In March this year, Florence Pugh, Oscar-nominated actor, 2019 winner of the Trophée Chopard at Cannes, was on a chat show to promote her new movie in which she co-starred with Morgan Freeman.
She appeared flustered, before things quickly went downhill. “This is like eating battery acid,” she told host Sean Evans. Tears rolled down her face and she started dribbling, then she was sweating from her eyebrows.
Pugh, like a growing number of British celebrities, was a guest on Hot Ones, a YouTube chat show that has got 385m views on TikTok so far this year. It attracts a bafflingly high calibre of A-list guests to eat increasingly spicy chicken wings, perform tasks and answer interview questions. Like many others from the UK and Ireland, these stars, who have included Lewis Capaldi, Harry Kane, Idris Elba, Niall Horan and Colin Farrell, have succumbed to the delights of hot sauce.

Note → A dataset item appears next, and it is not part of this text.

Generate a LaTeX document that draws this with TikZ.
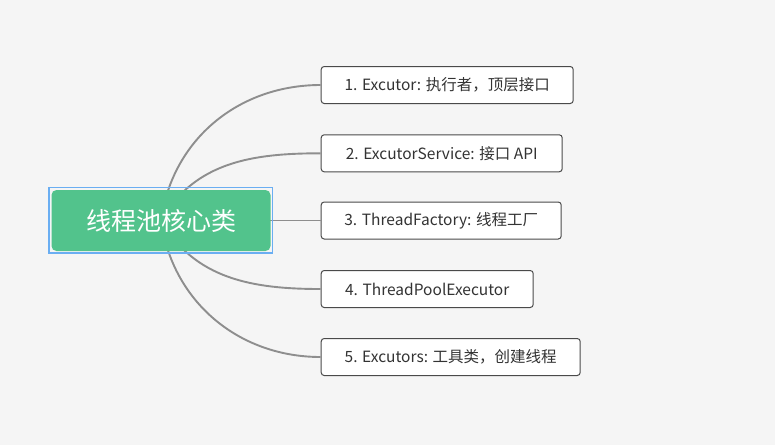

The traditional British aversion to spicy food seems to have finally been allayed as sales for hot sauces increased significantly in the last year. According to Waitrose, sales of hot sauces are up 55% year on year. Sales of sriracha are particularly strong with a rise of 22%. The Thai chilli sauce has become a bona fide social media star – #sriracha has over 550m views on TikTok. Ongoing shortages of Huy Fong sriracha have made headlines in the US.
Waitrose now stocks more than 20 different hot sauces ranging from mild chipotle to a habanero sauce with a rating of 30,000-50,000 heat units on the Scoville scale, which measures chilli heat. The number of small-batch hot sauce producers has been growing in the UK for a while.
Meanwhile, Nando’s has replaced HP – famous for its brown sauce – as the third biggest name in table sauces in the UK. Nando’s BBQ sauces, sold in supermarkets, have grown 9.5% this year with sales of £22.4m, while traditional British condiments have declined in unit sales. Brown sauce is down 8.1%, but mayonnaise is also down 2.2% and ketchup has dipped by 4.5%.
The UK is not just embracing the taste of chilli but an accompanying cultural scene is growing too. Bauce Brothers is a subscription hot sauce club founded in 2018 by Jess Karia and Ben Uraszewski. The club started annual awards for the best sauces in 2021. Karia was introduced to hot food by his father, who carried a box of green chillies around with him so he could add them to sandwiches and burgers. Uraszewski’s entry point was Caribbean food flavoured with the scotch bonnet pepper.
“We’ve shared a love of hot sauce for many years, but found it difficult to easily discover great UK ones,” says Uraszewski. “Buying sauces online was challenging as there’s a huge amount of choice, and many focused on extreme heat rather than flavour. We started the club to help hot-sauce heads like ourselves find great sauces made in the UK, that put flavour first.”
The pair also saw a parallel between the hot sauce market and craft beer scene, particularly in terms of growing customer interest in small-batch producers and independent manufacturing.
“Small-batch sauces, to us, are those that you can’t find in your supermarket, contain all natural ingredients and are often recipes passed down through family. Each batch might be slightly different and this, we feel, adds to the charm.”
These artisanal spicy sauces are a key feature of the chilli festivals that are now a part of British summer time. Over the last 10 years these events have sprung up around the country. While eating competitions are often a staple, they have become important for sauce makers too. Event producer Allie Behr runs the Hot Sauce Society, London’s largest hot sauce festival, which in May had its biggest audience to date and they’re running a pop-up shop in Shepherds Bush at the end of August.
“The hot-sauce community are such lovely people,” says Behr. “It’s not hairy blokes like you get with craft beer. It’s very diverse and the sauce makers are often selling family recipes and they share their stories with each other. It’s so nice.” UK based sauce maker Pat Hinds’ sells a Guyanese pepper sauce, Pat & Pinky’s, flavoured with the wiri wiri chilli and inspired by his mother, Pinky, and her cooking. The wiri wiri is not well known outside Guyana but Hinds believes it’s a great introduction to the country’s culture. “We’re bringing our national chilli to the world,” he says. “Guyanese cuisine is amazing – it’s the glue that brings people together.”
Hinds worked in marketing for 25 years before launching Pat & Pinky’s. He first saw the rise of hot sauces in the US, particularly New York. Then the trend arrived in the UK. “Street food has become massive and it’s a great way to experience food from other countries. People’s taste buds have definitely gotten more adventurous with foods from around the world.”
He says that social media and YouTube have also changed the game as it means you can experience and see different food long before you actually eat it. He does advise people who are still scared of hot sauce to give it a try.
”We’ve found events really work as people can sample sauces and we can take people on a journey. They just have to jump in and have a go.”
As Uraszewski from Bauce Brothers points out: “Hot sauce is a sure fire way to transform any bland meal into something more magical.”